Among unsecured general creditors, 99.4 per cent representing 99.9 per cent of the value of the claims voted in favour of the plan of arrangement. Among secured U.S. noteholders, 80 per cent voted in favour of the deal, representing 88 per cent of the value of their claims.
“With both classes of creditors having approved the plan of arrangement the plan is now approved and will be taken to court to be sanctioned by the court,” Mathew Harris of court-appointed monitor Ernst & Young said.
The next court appearance is set for Aug. 28, when NewPage will seek to have its creditor protection extended until Sept. 28.
Many of the creditors voted by proxy ahead of the meetings and did not attend. The separate meetings for the two creditor classes wrapped up quickly.
Creditors agreed to give up their claims against the company in return for pennies on the dollar.
The mill has been in creditor protection and in an indefinite shutdown since last September, throwing hundreds of people who relied on the region’s largest employer out of work.
The full price that Pacific West Commercial Corp. has bid for the mill is $33.5 million. Of that, $31 million will go to U.S. noteholders, with the general unsecured creditor class sharing the remainder.
The underfunded NewPage pension plans will receive about $1.5 million.
There are three remaining hurdles that Pacific West must overcome in order to reopen the mill — an advanced tax ruling from Canada Revenue Agency, a Utility and Review Board ruling on a reduced power rate, and a deal with the province over access to Crown land.
Pacific West only intends to restart the mill’s newer supercalendered paper machine.
Pacific West restructuring manager Marc Dube said the company’s original plan was to restart the mill at the beginning of September to take advantage of an important season for ordering paper.
“The process is going to take a little longer than that but we’re going to start it as quickly as we can,” he said. “We would prefer to start earlier. We’ve been in communication with our customers and they understand fully what we’re trying to do and they’re supporting us.”
It takes 10 days to go from the current hot-idle mode into production of paper.
Dube said it’s unknown when Canada Revenue Agency or the UARB will issue their decisions.

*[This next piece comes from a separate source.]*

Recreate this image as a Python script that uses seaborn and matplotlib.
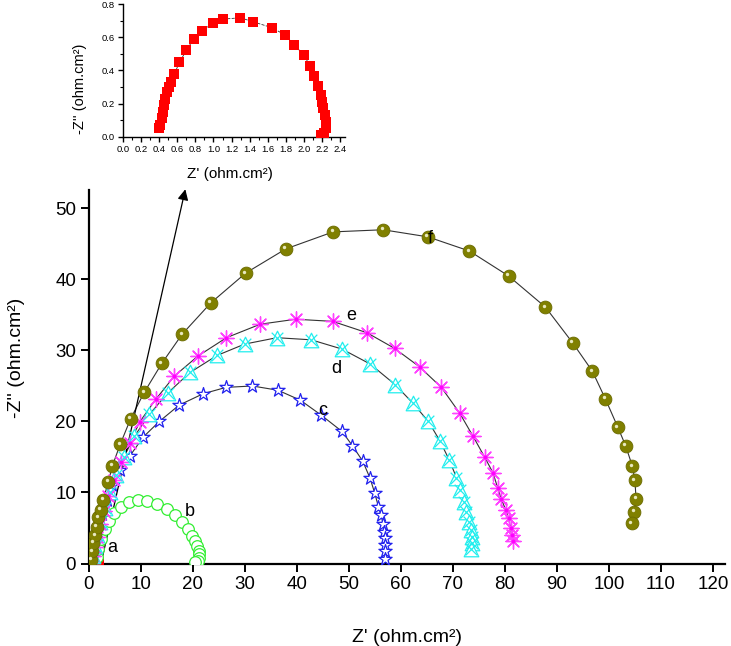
import matplotlib
matplotlib.use("Agg")
import matplotlib.pyplot as plt
from matplotlib.transforms import offset_copy
import seaborn as sns

# Nyquist data, Z' and -Z'' in ohm.cm2
a_x = [0.40, 0.41, 0.43, 0.44, 0.456, 0.47, 0.486, 0.51, 0.53, 0.57, 0.625, 0.70, 0.78,
       0.873, 0.99, 1.11, 1.296, 1.436, 1.646, 1.79, 1.89, 2.0, 2.06, 2.11, 2.15, 2.18,
       2.20, 2.21, 2.23, 2.235, 2.235, 2.22, 2.19]
a_y = [0.05, 0.07, 0.11, 0.15, 0.19, 0.23, 0.27, 0.30, 0.33, 0.38, 0.448, 0.52, 0.587,
       0.637, 0.683, 0.709, 0.717, 0.693, 0.657, 0.613, 0.552, 0.492, 0.428, 0.366, 0.305,
       0.251, 0.211, 0.17, 0.131, 0.09, 0.05, 0.02, 0.01]

b_x = [1.6, 1.9, 2.4, 3.1, 3.9, 4.9, 6.2, 7.8, 9.6, 11.3, 13.2, 15.0, 16.6, 17.9, 19.1,
       19.9, 20.5, 20.9, 21.2, 21.3, 21.3, 21.1, 20.5]
b_y = [0.9, 2.1, 3.5, 4.8, 6.0, 7.1, 8.0, 8.6, 8.9, 8.8, 8.4, 7.7, 6.8, 5.8, 4.8, 3.9,
       3.1, 2.4, 1.8, 1.3, 0.8, 0.4, 0.2]

c_x = [0.6, 0.9, 1.3, 1.9, 2.6, 3.5, 4.6, 6.1, 7.9, 10.5, 13.6, 17.4, 22.0, 26.4, 31.5,
       36.4, 40.7, 44.7, 48.7, 50.7, 52.7, 54.1, 55.0, 55.7, 56.2, 56.6, 56.8, 57.0, 57.0,
       57.0, 56.9]
c_y = [0.8, 2.1, 3.6, 5.2, 7.0, 9.0, 11.0, 13.2, 15.1, 17.8, 20.0, 22.3, 23.9, 24.8, 25.0,
       24.4, 23.0, 20.9, 18.6, 16.6, 14.4, 12.0, 9.9, 8.0, 6.8, 5.6, 4.5, 3.6, 2.6, 1.7, 0.7]

d_x = [0.9, 1.2, 1.7, 2.3, 3.1, 4.1, 5.3, 6.8, 8.8, 11.7, 15.2, 19.5, 24.7, 30.0, 36.2,
       42.8, 48.7, 54.1, 58.9, 62.3, 65.3, 67.5, 69.3, 70.7, 71.4, 72.1, 72.6, 73.1, 73.5,
       73.7, 73.7, 73.5]
d_y = [1.1, 2.4, 4.0, 5.8, 7.8, 10.0, 12.4, 15.0, 17.9, 21.0, 24.0, 26.9, 29.3, 30.9, 31.8,
       31.5, 30.2, 28.1, 25.2, 22.6, 20.0, 17.3, 14.6, 12.1, 10.4, 8.7, 7.3, 5.9, 4.7, 3.8,
       2.9, 2.1]

e_x = [0.9, 1.2, 1.6, 2.2, 2.9, 3.8, 4.9, 6.2, 7.9, 9.8, 12.9, 16.5, 21.0, 26.5, 33.0,
       39.8, 46.9, 53.5, 58.8, 63.6, 67.8, 71.3, 73.9, 76.1, 77.7, 78.6, 79.3, 80.2, 80.7,
       81.1, 81.3, 81.6]
e_y = [1.0, 2.3, 3.8, 5.5, 7.4, 9.5, 11.8, 14.3, 16.9, 19.9, 23.1, 26.4, 29.2, 31.8, 33.7,
       34.4, 34.1, 32.5, 30.3, 27.7, 24.8, 21.2, 17.9, 15.0, 12.8, 10.7, 9.1, 7.5, 6.4, 5.0,
       4.0, 3.2]

f_x = [0.48, 0.67, 0.92, 1.25, 1.58, 1.88, 2.35, 2.85, 3.8, 4.6, 6.1, 8.1, 10.7, 14.1,
       18.0, 23.5, 30.2, 37.9, 47.0, 56.6, 65.2, 73.2, 80.7, 87.8, 93.0, 96.8, 99.3, 101.7,
       103.2, 104.5, 105.0, 105.2, 104.9, 104.4]
f_y = [0.5, 1.7, 2.9, 4.0, 5.2, 6.5, 7.6, 9.0, 11.5, 13.8, 16.8, 20.4, 24.1, 28.2, 32.3,
       36.7, 40.9, 44.3, 46.7, 47.0, 46.0, 44.0, 40.5, 36.1, 31.1, 27.1, 23.2, 19.2, 16.6,
       13.7, 11.7, 9.1, 7.3, 5.7]

curve_labels = ["a", "b", "c", "d", "e", "f"]
label_pos = [(4.5, 2.2), (19.5, 7.3), (45.1, 21.6), (47.6, 27.5), (50.5, 34.9), (65.7, 45.8)]

LINE = "#333333"


def draw_line(ax, x, y, lw=0.8, ls="-"):
    sns.lineplot(x=x, y=y, sort=False, estimator=None, color=LINE, lw=lw,
                 linestyle=ls, ax=ax, zorder=1)


def main() -> None:
    sns.set_style("ticks")
    plt.rcParams["font.family"] = ["Liberation Sans", "DejaVu Sans"]
    plt.rcParams.update({
        "axes.edgecolor": "black",
        "xtick.color": "black",
        "ytick.color": "black",
        "text.color": "black",
        "axes.labelcolor": "black",
    })

    fig = plt.figure(figsize=(7.31, 6.46), dpi=100)
    ax = fig.add_axes([0.1211, 0.1277, 0.8707, 0.5782])

    for x, y in [(b_x, b_y), (c_x, c_y), (d_x, d_y), (e_x, e_y), (f_x, f_y)]:
        draw_line(ax, x, y)

    sns.scatterplot(x=a_x, y=a_y, marker="s", s=30, color="#ff0000", linewidth=0,
                    ax=ax, zorder=3)
    sns.scatterplot(x=b_x, y=b_y, marker="o", s=70, facecolor="white",
                    edgecolor="#33ee33", linewidth=0.9, ax=ax, zorder=3)
    sns.scatterplot(x=c_x, y=c_y, marker="*", s=100, facecolor="white",
                    edgecolor="#2222ee", linewidth=0.9, ax=ax, zorder=3)
    sns.scatterplot(x=d_x, y=d_y, marker="^", s=110, facecolor="white",
                    edgecolor="#22eeee", linewidth=0.9, ax=ax, zorder=3)
    sns.scatterplot(x=d_x, y=d_y, marker="x", s=70, color="#22eeee",
                    linewidth=0.9, ax=ax, zorder=4)
    sns.scatterplot(x=e_x, y=e_y, marker=(8, 2, 0), s=120, color="#ff44ff",
                    linewidth=1.0, ax=ax, zorder=3)
    sns.scatterplot(x=e_x, y=e_y, marker="o", s=8, color="#ff00ff",
                    linewidth=0, ax=ax, zorder=4)
    sns.scatterplot(x=f_x, y=f_y, marker="o", s=85, color="#808000",
                    edgecolor="#6b6b00", linewidth=0.6, ax=ax, zorder=5)
    shine = offset_copy(ax.transData, fig=fig, x=-1.5, y=1.5, units="dots")
    ax.scatter(f_x, f_y, marker="o", s=6, color="#e8e8c0", linewidth=0,
               transform=shine, zorder=6)

    for lab, (lx, ly) in zip(curve_labels, label_pos):
        ax.text(lx, ly, lab, fontsize=13, ha="center", va="center", zorder=7)

    ax.annotate("", xy=(18.6, 52.7), xytext=(2.4, 0.0),
                arrowprops=dict(arrowstyle="-|>", color="black", lw=0.9,
                                mutation_scale=16, shrinkA=0, shrinkB=0),
                annotation_clip=False, zorder=2)

    ax.set_xlim(0, 122.3)
    ax.set_ylim(0, 52.6)
    ax.set_xticks(range(0, 121, 10))
    ax.set_yticks(range(0, 51, 10))
    ax.tick_params(direction="out", length=6, width=1.4, labelsize=13.5, pad=3)
    for side in ["left", "bottom"]:
        ax.spines[side].set_linewidth(1.6)
    sns.despine(ax=ax)
    ax.set_xlabel("Z' (ohm.cm²)", fontsize=14)
    ax.set_ylabel("-Z'' (ohm.cm²)", fontsize=14)
    ax.xaxis.set_label_coords(0.5, -0.175)
    ax.yaxis.set_label_coords(-0.1, 0.55)

    # inset with curve a
    ins = fig.add_axes([0.1679, 0.7884, 0.3041, 0.2054])
    draw_line(ins, a_x, a_y, lw=0.6, ls="--")
    sns.scatterplot(x=a_x, y=a_y, marker="s", s=45, color="#ff0000", linewidth=0,
                    ax=ins, zorder=3)
    ins.set_xlim(0, 2.45)
    ins.set_ylim(0, 0.8)
    ins.set_xticks([i * 0.2 for i in range(13)])
    ins.set_xticklabels([f"{i * 0.2:.1f}" for i in range(13)])
    ins.set_yticks([i * 0.2 for i in range(5)])
    ins.set_yticklabels([f"{i * 0.2:.1f}" for i in range(5)])
    ins.set_xticks([0.1 + i * 0.2 for i in range(12)], minor=True)
    ins.set_yticks([0.1 + i * 0.2 for i in range(4)], minor=True)
    ins.tick_params(which="major", direction="out", length=3.5, width=1.0,
                    labelsize=6.8, pad=2.5)
    ins.tick_params(which="minor", direction="out", length=2, width=0.8)
    for side in ["left", "bottom"]:
        ins.spines[side].set_linewidth(1.0)
    sns.despine(ax=ins)
    ins.set_xlabel("Z' (ohm.cm²)", fontsize=11)
    ins.set_ylabel("-Z'' (ohm.cm²)", fontsize=10.5)
    ins.xaxis.set_label_coords(0.48, -0.225)
    ins.yaxis.set_label_coords(-0.16, 0.36)

    fig.savefig("out.png", dpi=100)


if __name__ == "__main__":
    main()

“We are only working forward in a positive manner at this point and we’re not talking about walking away,” Dube said.
Archie MacLachlan, first vice-president of Communications, Energy and Paperworkers 972, called the creditors’ votes a step in the right direction to getting the mill reopened.
Had the creditors not approved the plan, the mill’s assets would have been liquidated.
“It’s been a hard year and it’s not over yet, but patience and perseverance, as they say,” he said.
Mill workers remain apprehensive having seen so many delays in the long process, and some are nearing the end of their employment insurance benefits, MacLachlan said.
A&A Touesnard Trucking, owned by George Touesnard of River Bourgeois, was owed about $12,800 by NewPage when the mill shut down. He voted in favour of the plan.
“The company needs to move forward now, and stopping the process isn’t going to do anybody any good,” he said. “It’s time to move forward and try to get everybody back to work.”
Since NewPage shut down, his company has been relying on highway work and small construction jobs to get by, he said, adding it’s been a difficult 11 months.
NewPage retiree Bill MacInnis attended the general creditors meeting, saying he wanted to try to understand what was taking place.
“It’s been a long, drawn-out process but I guess they have to go through that to get from A to Z,” he said.
Two months ago he saw his pension income cut by 28 per cent and is anticipating a cut in his benefits at the end of August. His wife, an adult education teacher who works on contract, is without a defined benefit pension plan.
“It’s an adjustment to a lifestyle … you’re more careful in what you’re spending and how you’re living.”
A reopened mill would offer total employment of more than 800, including woodlands operations, Dube said. Inside the mill, there would be 229 unionized workers, a reduction of more than half.
“We won’t restart it unless we’re completely confident that it’s going to be here for a long, long time,” he said.